Start EXERCISE INPUT
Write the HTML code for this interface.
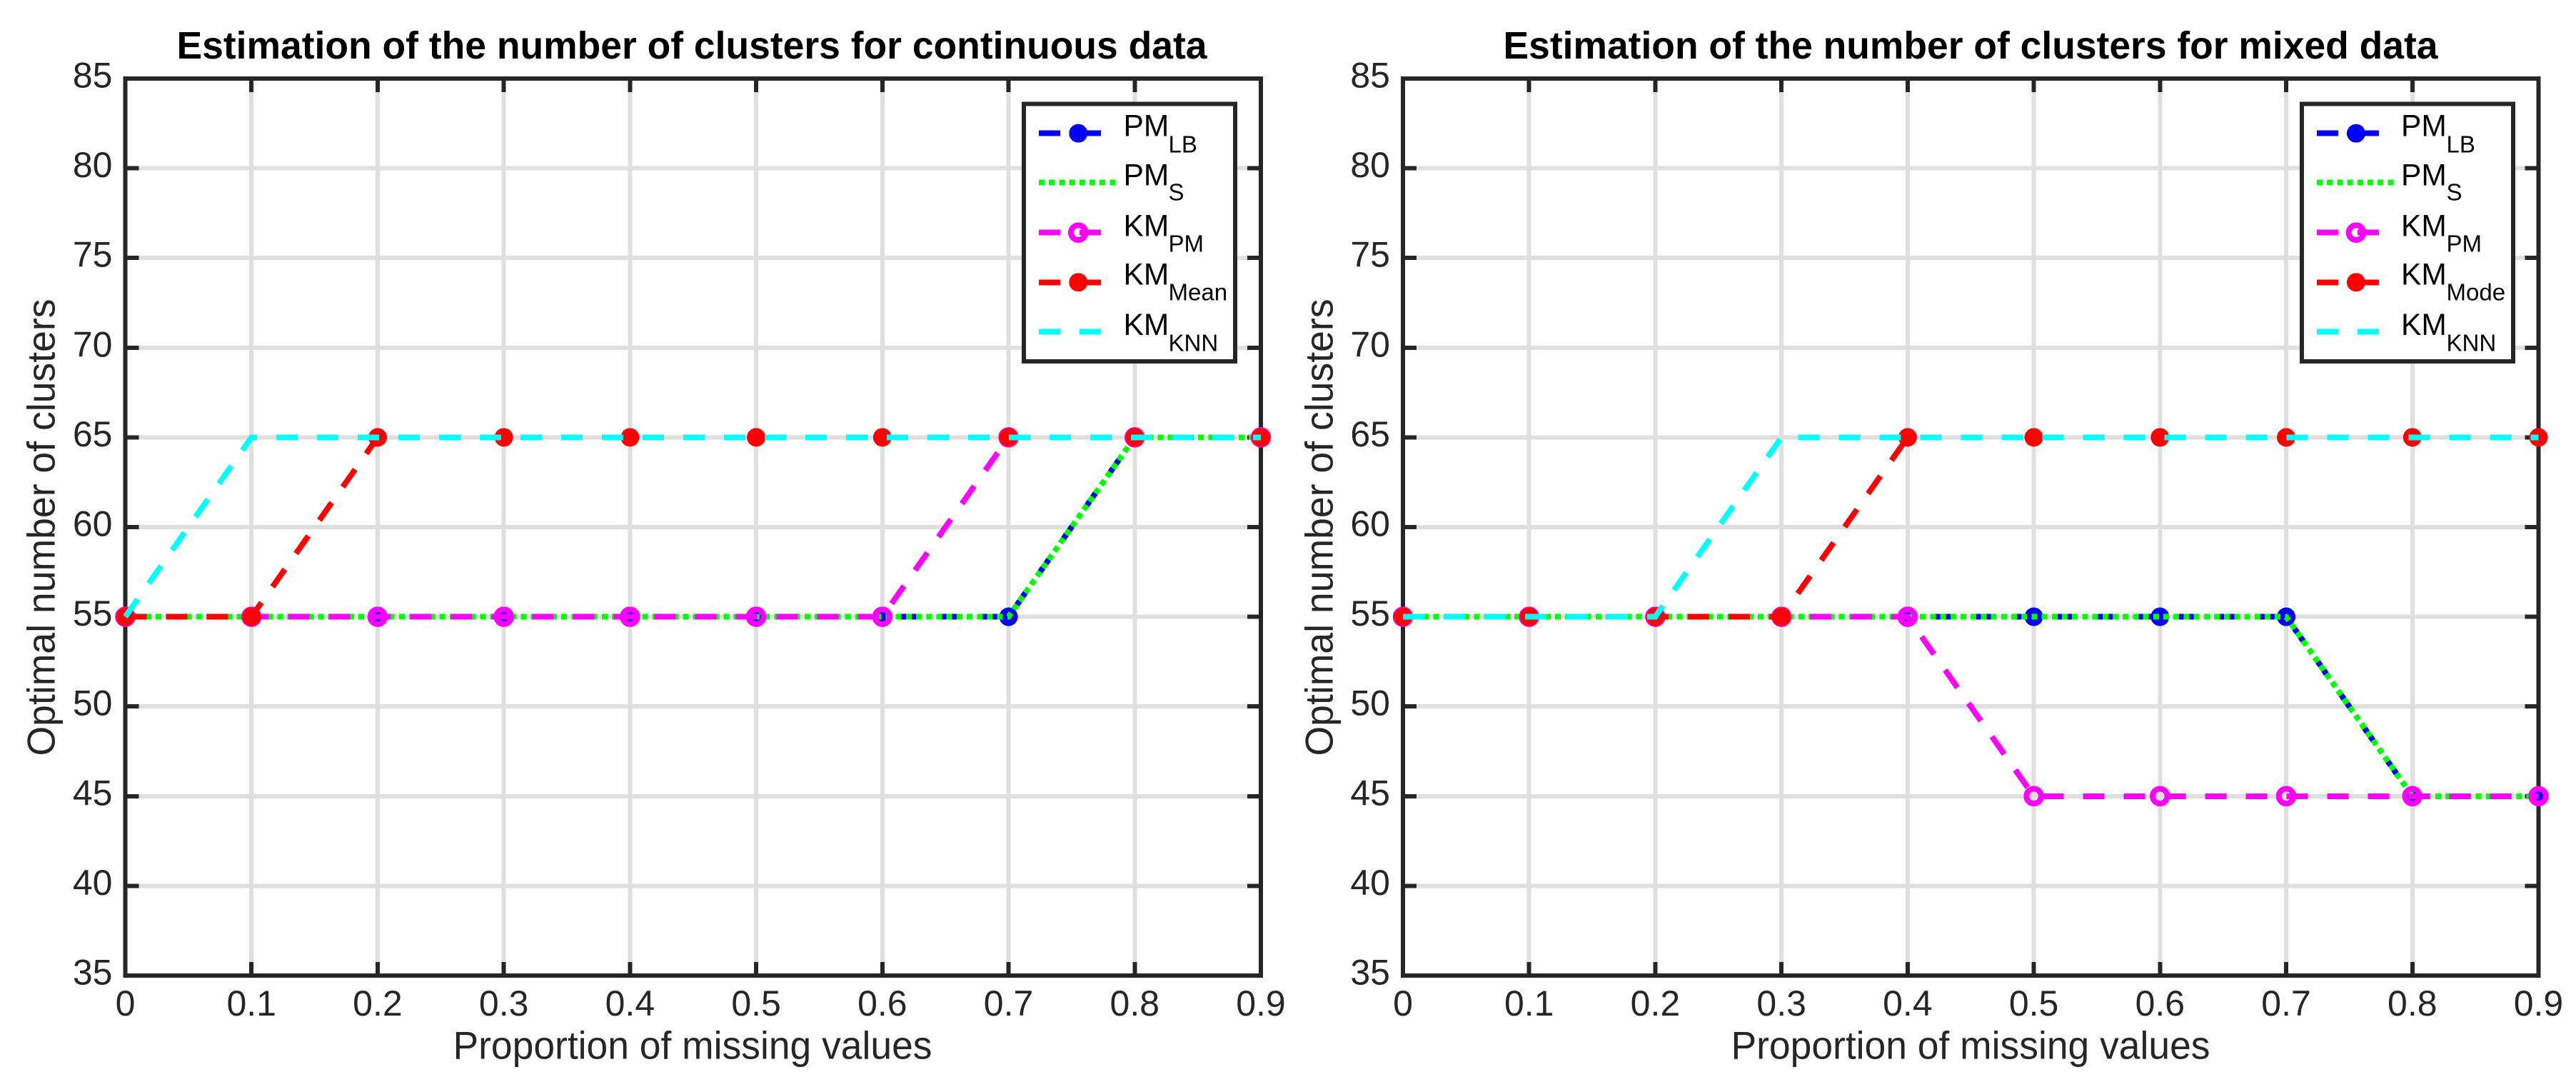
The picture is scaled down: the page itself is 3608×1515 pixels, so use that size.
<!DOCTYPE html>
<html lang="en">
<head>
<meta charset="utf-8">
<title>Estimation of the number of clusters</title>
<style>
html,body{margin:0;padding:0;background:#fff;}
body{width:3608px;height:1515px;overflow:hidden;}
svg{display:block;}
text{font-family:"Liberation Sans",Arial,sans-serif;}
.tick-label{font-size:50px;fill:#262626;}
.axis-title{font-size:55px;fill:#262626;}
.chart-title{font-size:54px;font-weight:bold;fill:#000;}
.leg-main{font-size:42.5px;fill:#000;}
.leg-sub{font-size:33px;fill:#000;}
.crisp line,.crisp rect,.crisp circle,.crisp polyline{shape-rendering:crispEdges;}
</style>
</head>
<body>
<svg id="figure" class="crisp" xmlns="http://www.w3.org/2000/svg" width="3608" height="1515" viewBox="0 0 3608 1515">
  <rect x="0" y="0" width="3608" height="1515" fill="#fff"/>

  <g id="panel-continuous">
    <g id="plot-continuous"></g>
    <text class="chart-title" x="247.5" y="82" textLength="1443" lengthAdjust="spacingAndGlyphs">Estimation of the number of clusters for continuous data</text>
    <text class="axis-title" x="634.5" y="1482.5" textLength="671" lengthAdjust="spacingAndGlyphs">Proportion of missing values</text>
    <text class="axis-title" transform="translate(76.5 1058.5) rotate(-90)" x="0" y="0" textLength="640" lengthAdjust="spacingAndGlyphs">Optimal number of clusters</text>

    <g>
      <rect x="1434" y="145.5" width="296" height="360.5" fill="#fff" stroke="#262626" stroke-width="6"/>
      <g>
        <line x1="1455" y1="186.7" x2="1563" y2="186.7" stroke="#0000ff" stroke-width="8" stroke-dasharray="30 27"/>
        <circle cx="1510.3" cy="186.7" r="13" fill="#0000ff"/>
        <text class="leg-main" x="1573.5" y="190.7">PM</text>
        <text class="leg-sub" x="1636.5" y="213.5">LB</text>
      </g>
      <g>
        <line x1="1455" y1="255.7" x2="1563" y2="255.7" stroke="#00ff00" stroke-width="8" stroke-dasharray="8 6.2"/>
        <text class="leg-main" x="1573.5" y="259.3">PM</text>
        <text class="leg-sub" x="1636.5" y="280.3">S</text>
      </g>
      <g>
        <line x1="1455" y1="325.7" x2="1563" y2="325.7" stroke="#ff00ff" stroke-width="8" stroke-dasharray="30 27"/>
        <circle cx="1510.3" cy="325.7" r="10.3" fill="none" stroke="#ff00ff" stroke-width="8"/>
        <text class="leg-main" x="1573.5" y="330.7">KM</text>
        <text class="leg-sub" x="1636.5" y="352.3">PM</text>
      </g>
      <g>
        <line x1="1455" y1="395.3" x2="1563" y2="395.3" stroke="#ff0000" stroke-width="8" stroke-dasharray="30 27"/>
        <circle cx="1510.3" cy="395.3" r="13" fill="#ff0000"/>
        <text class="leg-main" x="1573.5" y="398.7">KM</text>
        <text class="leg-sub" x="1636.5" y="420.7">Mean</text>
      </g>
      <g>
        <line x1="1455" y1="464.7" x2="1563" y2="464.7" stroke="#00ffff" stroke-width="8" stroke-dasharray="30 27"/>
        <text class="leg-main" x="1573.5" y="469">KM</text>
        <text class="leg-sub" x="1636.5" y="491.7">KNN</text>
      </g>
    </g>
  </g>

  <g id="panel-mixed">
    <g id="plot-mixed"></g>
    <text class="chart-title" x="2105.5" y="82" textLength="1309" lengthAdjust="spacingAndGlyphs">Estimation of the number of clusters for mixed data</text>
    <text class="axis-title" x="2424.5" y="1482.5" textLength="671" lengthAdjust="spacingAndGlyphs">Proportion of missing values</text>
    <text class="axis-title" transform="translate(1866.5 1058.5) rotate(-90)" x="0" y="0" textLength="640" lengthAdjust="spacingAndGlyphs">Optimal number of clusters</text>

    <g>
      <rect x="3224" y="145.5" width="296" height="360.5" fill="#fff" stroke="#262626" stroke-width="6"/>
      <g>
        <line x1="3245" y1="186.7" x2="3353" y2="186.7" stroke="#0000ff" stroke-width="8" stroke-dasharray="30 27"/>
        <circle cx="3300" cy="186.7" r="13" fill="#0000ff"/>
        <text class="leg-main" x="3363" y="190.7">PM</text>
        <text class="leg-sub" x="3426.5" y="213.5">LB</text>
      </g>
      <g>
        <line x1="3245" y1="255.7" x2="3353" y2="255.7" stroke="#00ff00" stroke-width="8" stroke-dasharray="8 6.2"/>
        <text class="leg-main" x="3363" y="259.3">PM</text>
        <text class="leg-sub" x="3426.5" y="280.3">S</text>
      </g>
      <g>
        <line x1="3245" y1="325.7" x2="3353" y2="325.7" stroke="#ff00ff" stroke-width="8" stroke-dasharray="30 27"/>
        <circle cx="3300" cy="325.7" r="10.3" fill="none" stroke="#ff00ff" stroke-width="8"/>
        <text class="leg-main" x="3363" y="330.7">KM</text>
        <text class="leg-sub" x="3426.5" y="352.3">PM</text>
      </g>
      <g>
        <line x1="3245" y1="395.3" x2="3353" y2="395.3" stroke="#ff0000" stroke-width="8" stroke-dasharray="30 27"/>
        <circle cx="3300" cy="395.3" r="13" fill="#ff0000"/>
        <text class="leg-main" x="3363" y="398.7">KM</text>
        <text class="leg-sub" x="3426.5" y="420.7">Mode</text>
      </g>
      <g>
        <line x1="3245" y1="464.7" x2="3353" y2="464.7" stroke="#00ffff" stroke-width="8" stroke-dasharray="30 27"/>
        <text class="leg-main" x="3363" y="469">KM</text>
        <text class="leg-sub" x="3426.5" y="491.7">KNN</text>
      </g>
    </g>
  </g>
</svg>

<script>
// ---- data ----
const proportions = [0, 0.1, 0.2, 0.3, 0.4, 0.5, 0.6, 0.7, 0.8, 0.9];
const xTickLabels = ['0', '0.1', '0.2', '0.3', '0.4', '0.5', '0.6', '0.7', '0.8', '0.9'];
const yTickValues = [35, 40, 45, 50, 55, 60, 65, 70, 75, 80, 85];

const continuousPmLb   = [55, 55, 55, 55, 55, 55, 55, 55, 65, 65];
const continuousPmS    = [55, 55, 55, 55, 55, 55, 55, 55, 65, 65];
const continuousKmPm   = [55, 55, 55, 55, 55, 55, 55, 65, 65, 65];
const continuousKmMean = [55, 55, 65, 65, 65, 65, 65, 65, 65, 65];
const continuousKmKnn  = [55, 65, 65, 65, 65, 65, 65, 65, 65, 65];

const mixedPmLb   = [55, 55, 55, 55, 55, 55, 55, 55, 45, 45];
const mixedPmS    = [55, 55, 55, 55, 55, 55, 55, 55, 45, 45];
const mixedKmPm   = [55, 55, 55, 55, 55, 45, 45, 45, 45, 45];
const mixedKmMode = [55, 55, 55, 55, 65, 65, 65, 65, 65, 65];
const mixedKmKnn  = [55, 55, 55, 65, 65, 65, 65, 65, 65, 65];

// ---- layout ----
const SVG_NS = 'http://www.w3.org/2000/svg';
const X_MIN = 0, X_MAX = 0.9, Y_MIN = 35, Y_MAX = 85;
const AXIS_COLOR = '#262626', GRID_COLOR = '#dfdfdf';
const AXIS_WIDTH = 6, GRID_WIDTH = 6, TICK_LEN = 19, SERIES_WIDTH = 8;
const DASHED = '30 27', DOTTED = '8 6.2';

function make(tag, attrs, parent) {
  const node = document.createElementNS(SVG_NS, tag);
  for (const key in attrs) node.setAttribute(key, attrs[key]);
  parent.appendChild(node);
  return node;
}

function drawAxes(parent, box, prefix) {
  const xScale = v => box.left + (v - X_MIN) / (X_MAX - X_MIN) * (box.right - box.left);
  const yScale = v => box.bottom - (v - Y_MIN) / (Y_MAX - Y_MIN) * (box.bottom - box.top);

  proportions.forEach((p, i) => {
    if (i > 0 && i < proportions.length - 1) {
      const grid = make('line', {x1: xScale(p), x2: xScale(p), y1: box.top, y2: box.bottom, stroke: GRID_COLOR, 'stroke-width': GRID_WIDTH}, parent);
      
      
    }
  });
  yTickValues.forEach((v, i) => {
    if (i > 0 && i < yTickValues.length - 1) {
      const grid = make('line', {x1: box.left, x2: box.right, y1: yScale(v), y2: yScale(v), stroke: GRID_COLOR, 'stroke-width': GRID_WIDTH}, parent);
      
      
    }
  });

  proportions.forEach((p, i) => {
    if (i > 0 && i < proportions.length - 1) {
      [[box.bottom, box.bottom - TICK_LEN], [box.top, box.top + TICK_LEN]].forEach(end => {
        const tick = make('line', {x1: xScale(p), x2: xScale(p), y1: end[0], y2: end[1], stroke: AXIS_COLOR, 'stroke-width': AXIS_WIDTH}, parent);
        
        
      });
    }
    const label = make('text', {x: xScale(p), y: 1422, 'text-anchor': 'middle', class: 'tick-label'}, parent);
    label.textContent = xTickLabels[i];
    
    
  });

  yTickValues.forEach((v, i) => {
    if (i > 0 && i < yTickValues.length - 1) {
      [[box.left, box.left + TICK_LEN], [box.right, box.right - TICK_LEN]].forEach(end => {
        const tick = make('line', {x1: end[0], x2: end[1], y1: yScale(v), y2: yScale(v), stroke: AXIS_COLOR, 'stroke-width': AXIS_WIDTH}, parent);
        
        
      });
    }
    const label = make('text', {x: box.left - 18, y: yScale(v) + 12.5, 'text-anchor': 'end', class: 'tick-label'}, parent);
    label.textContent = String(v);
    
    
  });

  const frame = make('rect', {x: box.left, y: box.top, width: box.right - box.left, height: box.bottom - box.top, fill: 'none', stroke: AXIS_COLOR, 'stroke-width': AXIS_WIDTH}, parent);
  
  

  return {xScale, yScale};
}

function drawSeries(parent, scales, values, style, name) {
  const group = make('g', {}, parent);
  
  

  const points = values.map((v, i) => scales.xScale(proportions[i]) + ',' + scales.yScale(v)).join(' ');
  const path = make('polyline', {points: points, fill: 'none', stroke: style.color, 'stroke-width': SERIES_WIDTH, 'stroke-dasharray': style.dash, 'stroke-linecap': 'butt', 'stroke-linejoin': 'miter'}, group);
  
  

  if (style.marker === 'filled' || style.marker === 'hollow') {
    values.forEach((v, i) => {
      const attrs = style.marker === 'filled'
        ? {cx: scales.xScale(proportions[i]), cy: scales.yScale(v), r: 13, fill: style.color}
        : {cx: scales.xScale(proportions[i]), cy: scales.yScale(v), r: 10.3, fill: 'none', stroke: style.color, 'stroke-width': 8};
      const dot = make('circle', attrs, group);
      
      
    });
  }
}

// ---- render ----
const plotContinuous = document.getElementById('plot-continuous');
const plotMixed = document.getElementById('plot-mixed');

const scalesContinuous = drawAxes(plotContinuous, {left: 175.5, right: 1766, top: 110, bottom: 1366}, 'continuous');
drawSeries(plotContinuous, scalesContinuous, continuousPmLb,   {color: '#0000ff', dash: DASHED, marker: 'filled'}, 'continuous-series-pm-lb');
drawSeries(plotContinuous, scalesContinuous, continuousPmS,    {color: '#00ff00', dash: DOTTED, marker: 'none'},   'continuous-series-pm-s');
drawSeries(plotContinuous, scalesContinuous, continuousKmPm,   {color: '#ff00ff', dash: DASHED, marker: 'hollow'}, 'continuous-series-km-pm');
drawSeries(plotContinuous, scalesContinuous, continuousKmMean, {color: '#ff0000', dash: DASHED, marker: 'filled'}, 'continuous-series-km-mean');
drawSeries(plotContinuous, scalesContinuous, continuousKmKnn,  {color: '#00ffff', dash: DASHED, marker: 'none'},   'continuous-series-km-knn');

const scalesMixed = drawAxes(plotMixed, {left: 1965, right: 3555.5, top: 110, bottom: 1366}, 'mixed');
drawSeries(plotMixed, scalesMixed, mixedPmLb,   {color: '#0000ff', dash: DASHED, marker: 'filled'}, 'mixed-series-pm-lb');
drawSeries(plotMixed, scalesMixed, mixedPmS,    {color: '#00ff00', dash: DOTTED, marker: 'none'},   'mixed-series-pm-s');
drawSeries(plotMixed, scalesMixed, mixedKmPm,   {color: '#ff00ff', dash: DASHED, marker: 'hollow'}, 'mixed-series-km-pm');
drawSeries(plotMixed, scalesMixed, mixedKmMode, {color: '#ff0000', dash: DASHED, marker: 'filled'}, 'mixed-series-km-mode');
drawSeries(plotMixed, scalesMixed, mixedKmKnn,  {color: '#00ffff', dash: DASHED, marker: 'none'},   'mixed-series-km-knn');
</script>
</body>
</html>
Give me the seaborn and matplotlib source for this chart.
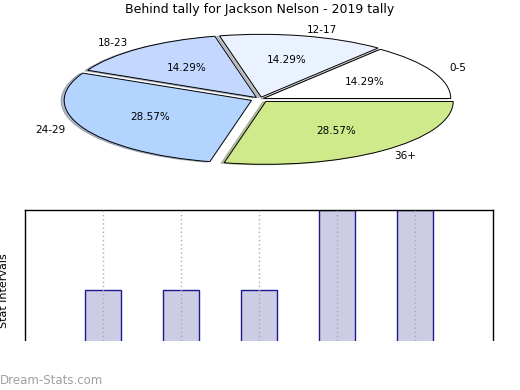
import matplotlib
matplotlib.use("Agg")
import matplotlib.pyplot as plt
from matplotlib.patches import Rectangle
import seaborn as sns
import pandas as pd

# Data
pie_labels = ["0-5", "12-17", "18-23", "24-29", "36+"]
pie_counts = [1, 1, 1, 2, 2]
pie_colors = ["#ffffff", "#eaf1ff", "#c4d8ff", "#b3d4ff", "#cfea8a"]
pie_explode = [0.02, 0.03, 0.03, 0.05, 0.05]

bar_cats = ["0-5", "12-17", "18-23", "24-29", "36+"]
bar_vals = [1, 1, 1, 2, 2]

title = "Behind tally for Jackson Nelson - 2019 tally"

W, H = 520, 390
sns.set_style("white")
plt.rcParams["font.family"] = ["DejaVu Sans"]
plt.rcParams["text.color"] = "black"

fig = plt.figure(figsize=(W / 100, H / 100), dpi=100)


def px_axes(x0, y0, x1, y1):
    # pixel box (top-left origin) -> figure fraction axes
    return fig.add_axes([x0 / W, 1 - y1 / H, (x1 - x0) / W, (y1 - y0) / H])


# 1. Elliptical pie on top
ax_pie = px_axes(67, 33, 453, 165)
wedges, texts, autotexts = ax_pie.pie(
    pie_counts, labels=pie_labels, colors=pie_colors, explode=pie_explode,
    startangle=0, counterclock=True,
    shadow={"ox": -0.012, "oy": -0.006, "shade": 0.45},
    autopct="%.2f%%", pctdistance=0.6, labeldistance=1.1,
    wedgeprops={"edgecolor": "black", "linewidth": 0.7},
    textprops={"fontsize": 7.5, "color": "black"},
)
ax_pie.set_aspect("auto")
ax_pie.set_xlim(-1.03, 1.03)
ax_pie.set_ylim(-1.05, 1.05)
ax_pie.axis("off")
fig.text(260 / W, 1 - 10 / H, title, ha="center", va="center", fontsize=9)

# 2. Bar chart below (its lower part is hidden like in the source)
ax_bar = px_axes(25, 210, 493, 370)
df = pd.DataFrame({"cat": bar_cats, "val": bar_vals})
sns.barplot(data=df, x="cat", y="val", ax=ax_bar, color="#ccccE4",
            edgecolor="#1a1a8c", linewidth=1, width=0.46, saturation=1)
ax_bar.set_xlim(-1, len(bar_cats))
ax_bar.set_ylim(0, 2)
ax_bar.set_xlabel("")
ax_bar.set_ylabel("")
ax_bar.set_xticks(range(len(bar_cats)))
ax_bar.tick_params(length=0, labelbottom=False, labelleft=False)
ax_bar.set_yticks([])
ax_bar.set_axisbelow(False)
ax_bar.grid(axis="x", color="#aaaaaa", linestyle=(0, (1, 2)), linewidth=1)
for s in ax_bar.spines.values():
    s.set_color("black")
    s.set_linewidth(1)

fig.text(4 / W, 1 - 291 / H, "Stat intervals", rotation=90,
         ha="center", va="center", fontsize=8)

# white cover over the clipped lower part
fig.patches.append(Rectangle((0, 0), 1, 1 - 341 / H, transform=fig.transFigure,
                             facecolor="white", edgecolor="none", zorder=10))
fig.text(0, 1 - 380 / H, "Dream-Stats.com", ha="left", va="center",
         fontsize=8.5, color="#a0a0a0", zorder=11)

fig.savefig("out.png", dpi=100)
End EXERCISE INPUT
| PROBLEM |
From the entries, report each line that includes the word "this".

| RESPONSE |
Write the HTML code for this interface.
Give me the seaborn and matplotlib source for this chart.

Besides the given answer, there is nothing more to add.